Das von der breiten Öffentlichkeit wahrgenommene Geschichtsbild des berüchtigten Lagers Auschwitz beruht fast ausschließlich auf dem, was Zeugen diesseits und jenseits des Lagerzauns darüber berichtet haben. Büchereien und Videokanäle wie YouTube sind reichlich ausgestattet mit Erlebnisberichten. Doch wie zuverlässig sind diese Berichte?
Eine der wichtigsten Pflichten des Historikers ist die Quellenkritik, also die kritische Analyse der Beweise, auf denen unser Geschichtsbild beruht. Für Lager wie Auschwitz bedeutet dies festzustellen, inwieweit Zeugenberichte zuverlässig sind, wo die Zeugen geirrt haben oder es nicht so genau mit der Wahrheit hielten.
Eine solche Quellenkritik prüft Aussagen dahingehend, ob sie in sich selbst widerspruchsfrei sind, sich mit anderen Aussagen decken, von Dokumenten aus der Kriegszeit bestätigt werden und materiellen Gegebenheiten nicht zuwiderlaufen.
Die vorliegende Studie wendet diese Technik auf 30 der bekanntesten bzw. wichtigsten Zeugen an, die sich zu Auschwitz geäußert haben, so unter anderem die vormaligen Häftlinge Elie Wiesel, Rudolf Vrba, Filip Müller, Charles S. Bendel, Miklós Nyiszli und Olga Lengyel, sowie die vormaligen Angehörigen des SS-Lagerpersonals Rudolf Höß, Pery Broad, Johann Paul Kremer, Hans Aumeier, Maximilian Grabner und Richard Böck.

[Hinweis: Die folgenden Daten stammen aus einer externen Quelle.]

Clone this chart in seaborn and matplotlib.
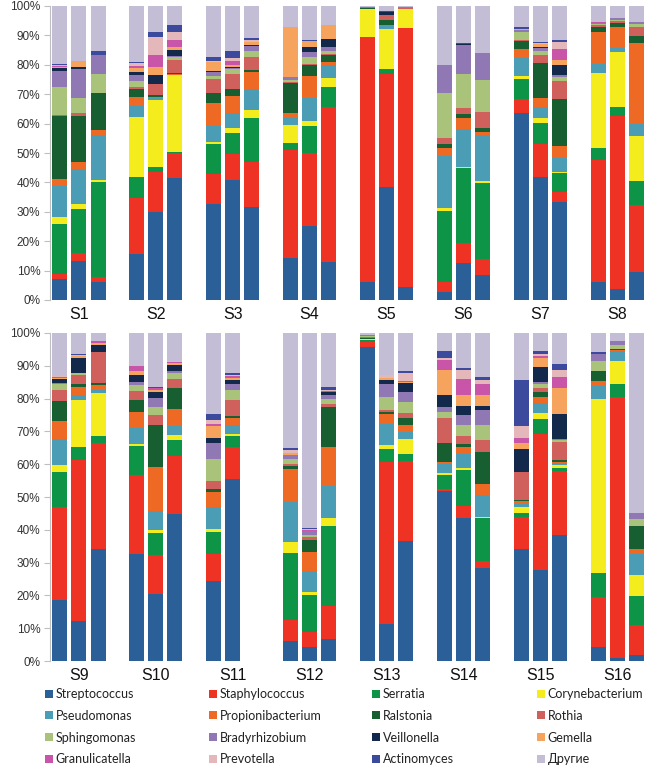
import pandas as pd
import seaborn as sns
import matplotlib.pyplot as plt
from matplotlib.patches import Patch
from matplotlib.ticker import FuncFormatter

sns.set_theme(style="white")
plt.rcParams['font.family'] = ['Liberation Sans', 'DejaVu Sans']

genera = ["Streptococcus", "Staphylococcus", "Serratia", "Corynebacterium",
          "Pseudomonas", "Propionibacterium", "Ralstonia", "Rothia",
          "Sphingomonas", "Bradyrhizobium", "Veillonella", "Gemella",
          "Granulicatella", "Prevotella", "Actinomyces", "Другие"]
colors = ["#2B5F97", "#EE3224", "#0E9447", "#F5EC1D",
          "#4A9DB5", "#EE6A24", "#175E30", "#D0605C",
          "#A9C47A", "#9078B5", "#13294B", "#F6A35E",
          "#C855A8", "#E4B7BB", "#3C4A9E", "#C3BDD6"]

# each bar: percentages in the order of `genera` (bottom to top)
S1 = [[7.0, 2.0, 17.0, 2.3, 10.5, 2.4, 21.4, 0.3, 9.4, 5.7, 0.8, 0.3, 0.5, 0.3, 0.4, 19.7],
      [13.4, 2.7, 14.9, 1.7, 11.7, 2.5, 15.7, 1.1, 4.9, 9.9, 0.9, 1.9, 0, 0, 0, 18.7],
      [6.2, 1.5, 32.5, 0.6, 15.3, 1.7, 12.5, 0, 6.6, 6.4, 0, 0, 0, 0, 1.5, 15.2]]
S2 = [[15.6, 19.2, 7.2, 20.4, 3.6, 3.2, 2.5, 0.6, 2.3, 1.9, 1.2, 1.1, 0.9, 0.8, 0.5, 19.0],
      [29.8, 13.9, 1.4, 22.9, 0.6, 0.3, 0.8, 3.7, 0, 0, 3.1, 2.6, 4.2, 6.0, 1.7, 9.0],
      [41.6, 8.3, 0.6, 26.0, 0, 0.3, 0.3, 4.5, 1.0, 0.5, 2.0, 0.8, 2.6, 2.5, 2.6, 6.4]]
S3 = [[32.7, 10.0, 10.2, 1.0, 5.4, 7.8, 3.4, 4.6, 1.1, 1.5, 0.3, 2.8, 0, 0.4, 1.6, 17.2],
      [40.8, 8.9, 7.2, 1.5, 5.1, 6.0, 2.2, 5.2, 1.6, 0.4, 0.5, 0.5, 1.3, 1.2, 2.2, 15.4],
      [31.7, 15.4, 14.9, 2.6, 7.1, 6.0, 0.5, 4.3, 2.2, 1.8, 0.3, 1.0, 0, 0.6, 0.6, 11.0]]
S4 = [[14.2, 36.8, 2.5, 6.0, 2.3, 1.9, 10.0, 0.5, 0.6, 0.9, 0, 17.0, 0, 0, 0.3, 7.0],
      [25.3, 24.6, 9.4, 1.7, 7.6, 7.6, 3.6, 0.6, 2.1, 2.0, 1.7, 2.0, 0, 0, 0.3, 11.5],
      [13.0, 52.5, 7.1, 3.0, 4.3, 1.2, 2.2, 0.5, 1.0, 1.4, 2.5, 4.8, 0, 0, 0, 6.5]]
S5 = [[6.2, 83.1, 0, 9.6, 0, 0, 0.3, 0.3, 0, 0, 0, 0, 0, 0, 0, 0.5],
      [38.5, 38.4, 1.6, 13.6, 1.4, 0, 1.7, 1.7, 0, 0, 1.2, 0, 0, 0, 0.3, 1.6],
      [4.5, 87.9, 0, 6.5, 0, 0, 0, 0.3, 0, 0.3, 0, 0, 0, 0, 0, 0.5]]
S6 = [[2.8, 3.2, 24.4, 0.8, 17.8, 2.6, 1.5, 1.9, 15.5, 9.4, 0, 0, 0, 0, 0, 20.1],
      [12.5, 6.8, 25.5, 0.6, 12.6, 3.8, 1.5, 1.9, 11.7, 9.8, 0.3, 0, 0, 0, 0.3, 12.7],
      [8.5, 5.3, 26.1, 0.6, 15.6, 1.2, 1.1, 5.4, 11.0, 9.1, 0, 0, 0, 0, 0, 16.1]]
S7 = [[63.5, 4.8, 6.9, 1.0, 6.0, 3.1, 2.9, 0.3, 2.8, 0.4, 0.3, 0.3, 0, 0, 0.5, 7.2],
      [42.0, 11.1, 7.2, 1.5, 3.7, 3.3, 11.7, 2.8, 1.5, 0.8, 0.3, 1.1, 0, 0.3, 0.3, 12.4],
      [33.4, 3.2, 6.7, 0.4, 4.5, 4.3, 15.9, 6.1, 1.2, 0.8, 3.3, 1.8, 3.7, 2.6, 0.5, 11.6]]
S8 = [[6.2, 41.4, 4.2, 25.5, 2.9, 11.1, 1.7, 0.5, 0.3, 0.3, 0, 0, 0.3, 0, 0, 5.6],
      [3.6, 59.1, 2.8, 19.0, 1.3, 7.2, 1.3, 0.5, 0.5, 0.5, 0, 0, 0, 0, 0, 4.2],
      [9.6, 22.7, 8.2, 15.3, 4.1, 27.6, 2.4, 3.1, 0.9, 0.8, 0, 0, 0, 0, 0, 5.3]]
S9 = [[18.7, 28.3, 10.7, 2.2, 7.7, 5.6, 6.1, 3.3, 1.8, 0.3, 1.2, 0.3, 0.3, 0.3, 0, 13.2],
      [12.2, 49.1, 4.0, 14.2, 1.6, 2.3, 1.0, 2.8, 0.5, 0, 4.6, 0.6, 0, 0.3, 0.3, 6.5],
      [34.1, 32.5, 2.0, 13.1, 0.9, 1.5, 0.6, 9.4, 0, 0, 2.2, 0.8, 0.5, 0, 0, 2.4]]
S10 = [[32.6, 24.0, 9.1, 0.4, 4.8, 5.0, 3.6, 2.9, 1.8, 1.0, 2.0, 1.3, 1.3, 0, 0, 10.2],
       [20.5, 11.9, 6.6, 0.8, 5.9, 13.4, 12.8, 3.0, 2.6, 2.8, 1.8, 0.6, 0.4, 0, 0.3, 16.6],
       [44.9, 17.6, 4.9, 1.4, 2.7, 5.3, 6.4, 2.7, 1.9, 0.5, 1.9, 0.6, 0.3, 0.3, 0.2, 8.4]]
S11 = [[24.3, 8.4, 6.5, 0.9, 6.9, 4.5, 0.8, 2.5, 6.7, 4.9, 1.7, 3.4, 0.7, 1.2, 2.0, 24.6],
       [55.4, 9.9, 3.3, 0.5, 2.8, 2.3, 0.5, 4.9, 3.0, 2.0, 1.0, 0.8, 0.5, 0.4, 0.5, 12.2]]
S12 = [[6.1, 6.4, 20.4, 3.3, 12.2, 10.0, 1.0, 0.8, 1.5, 1.0, 0, 0.8, 0, 0.7, 0.6, 35.2],
       [4.4, 4.3, 11.5, 0.7, 6.4, 5.8, 3.9, 0.8, 0.7, 1.1, 0, 0, 0.2, 0.3, 0.3, 59.6],
       [6.6, 10.2, 24.5, 2.3, 9.9, 11.8, 12.2, 0.8, 1.5, 1.2, 0.9, 0, 0.4, 0.4, 0.7, 16.6]]
S13 = [[95.6, 1.7, 0.7, 0.2, 0, 0, 0.2, 0.3, 0.3, 0.3, 0, 0, 0, 0, 0, 0.7],
       [11.3, 49.4, 3.8, 1.4, 6.3, 3.0, 0.7, 0.6, 4.1, 4.0, 1.1, 0.5, 0, 1.0, 0, 12.8],
       [36.5, 24.5, 2.2, 4.4, 2.2, 2.1, 2.3, 1.5, 3.3, 3.1, 2.6, 0.5, 0.3, 2.3, 0.7, 11.5]]
S14 = [[51.8, 0.7, 4.1, 0.6, 3.0, 0.5, 5.7, 7.6, 1.9, 1.4, 3.7, 7.8, 3.0, 0.5, 2.1, 5.6],
       [43.6, 3.8, 10.8, 0.5, 4.3, 2.3, 0.8, 2.5, 3.3, 3.0, 2.7, 3.4, 5.1, 2.7, 0.4, 10.8],
       [28.5, 1.9, 13.2, 0.3, 6.7, 3.5, 9.6, 3.7, 4.5, 4.6, 1.1, 3.5, 3.3, 1.3, 1.0, 13.3]]
S15 = [[34.1, 9.8, 1.1, 2.0, 1.0, 0.7, 0.3, 8.6, 0, 0, 6.9, 2.1, 1.5, 3.6, 14.0, 14.3],
       [27.6, 41.7, 4.6, 1.6, 3.3, 1.7, 1.4, 1.2, 1.5, 0.5, 4.6, 2.6, 0.8, 0.5, 1.0, 5.4],
       [38.5, 19.4, 0.8, 1.2, 0.5, 0.3, 0.5, 5.6, 0.5, 0.5, 7.6, 7.7, 3.5, 2.1, 2.0, 9.3]]
S16 = [[4.4, 15.1, 7.3, 53.0, 4.1, 1.5, 3.1, 0, 3.0, 2.1, 0, 0, 0, 0, 0.5, 5.9],
       [1.0, 79.6, 3.8, 7.1, 2.9, 0.4, 0.3, 0, 1.2, 1.4, 0, 0, 0, 0, 0, 2.3],
       [1.8, 9.2, 8.9, 6.4, 6.4, 1.4, 7.0, 0, 2.2, 1.9, 0, 0, 0, 0, 0, 54.8]]

top_samples = ["S1", "S2", "S3", "S4", "S5", "S6", "S7", "S8"]
bottom_samples = ["S9", "S10", "S11", "S12", "S13", "S14", "S15", "S16"]
samples = {"S1": S1, "S2": S2, "S3": S3, "S4": S4, "S5": S5, "S6": S6,
           "S7": S7, "S8": S8, "S9": S9, "S10": S10, "S11": S11, "S12": S12,
           "S13": S13, "S14": S14, "S15": S15, "S16": S16}

rows = []
for panel, names in enumerate([top_samples, bottom_samples]):
    for g, name in enumerate(names):
        for r, bar in enumerate(samples[name]):
            for genus, v in zip(genera, bar):
                rows.append({"panel": panel, "pos": g * 4 + r, "genus": genus, "value": v})
df = pd.DataFrame(rows)

palette = dict(zip(genera, colors))

fig = plt.figure(figsize=(6.48, 7.78), dpi=100)
ax_top = fig.add_axes([50 / 648, 1 - 300 / 778, 1 - 50 / 648, 294 / 778])
ax_bot = fig.add_axes([50 / 648, 1 - 661 / 778, 1 - 50 / 648, 328 / 778])

for panel, (ax, names) in enumerate([(ax_top, top_samples), (ax_bot, bottom_samples)]):
    # seaborn stacks the first hue level on top, so reverse to put Streptococcus at the bottom
    sns.histplot(data=df[df["panel"] == panel], x="pos", weights="value",
                 hue="genus", hue_order=genera[::-1], palette=palette,
                 multiple="stack", discrete=True, shrink=0.78,
                 linewidth=0, alpha=1, legend=False, ax=ax)
    ax.set_xlim(-0.5, 30.6)
    ax.set_ylim(0, 100)
    ax.set_yticks(range(0, 101, 10))
    ax.yaxis.set_major_formatter(FuncFormatter(lambda v, p: f"{v:.0f}%"))
    ax.set_xticks([g * 4 + 1 for g in range(len(names))])
    ax.set_xticklabels(names, fontsize=11.5)
    ax.set_xlabel("")
    ax.set_ylabel("")
    ax.tick_params(axis="x", length=0, pad=5, colors="#111111")
    ax.tick_params(axis="y", left=True, length=4, width=0.8, color="#BFBFBF",
                   labelsize=8.5, labelcolor="#333333", pad=3)
    for side in ["top", "right", "bottom"]:
        ax.spines[side].set_visible(False)
    ax.spines["left"].set_color("#BFBFBF")
    ax.spines["left"].set_linewidth(0.8)

# legend in four columns, row-major order
col_x = [45, 209, 372, 537]
for c in range(4):
    handles = [Patch(facecolor=colors[i], edgecolor="none") for i in range(c, 16, 4)]
    labels = genera[c::4]
    fig.legend(handles, labels, loc="upper left",
               bbox_to_anchor=(col_x[c] / 648, 1 - 688 / 778),
               frameon=False, borderpad=0, borderaxespad=0,
               handlelength=0.6, handleheight=0.6, handletextpad=0.25,
               labelspacing=0.78, labelcolor="#222222",
               prop={"family": ["Lato", "DejaVu Sans"], "size": 9})

fig.savefig("out.png", dpi=100)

Graf gibt die für seine Analyse ausschlaggebenden Passagen der einschlägigen Aussagen wieder, die sich auf die Massenvernichtung in Auschwitz beziehen, und unterzieht sie einer fachgerechten kritischen Analyse.
Kein anderer Autor hat je diese undankbare Herausforderung angenommen, da die Kritik an Holocaust-Zeugen als Sakrileg eingestuft wird. Insofern ist dies eine wichtige, bahnbrechende Studie, der viele weitere folgen mögen.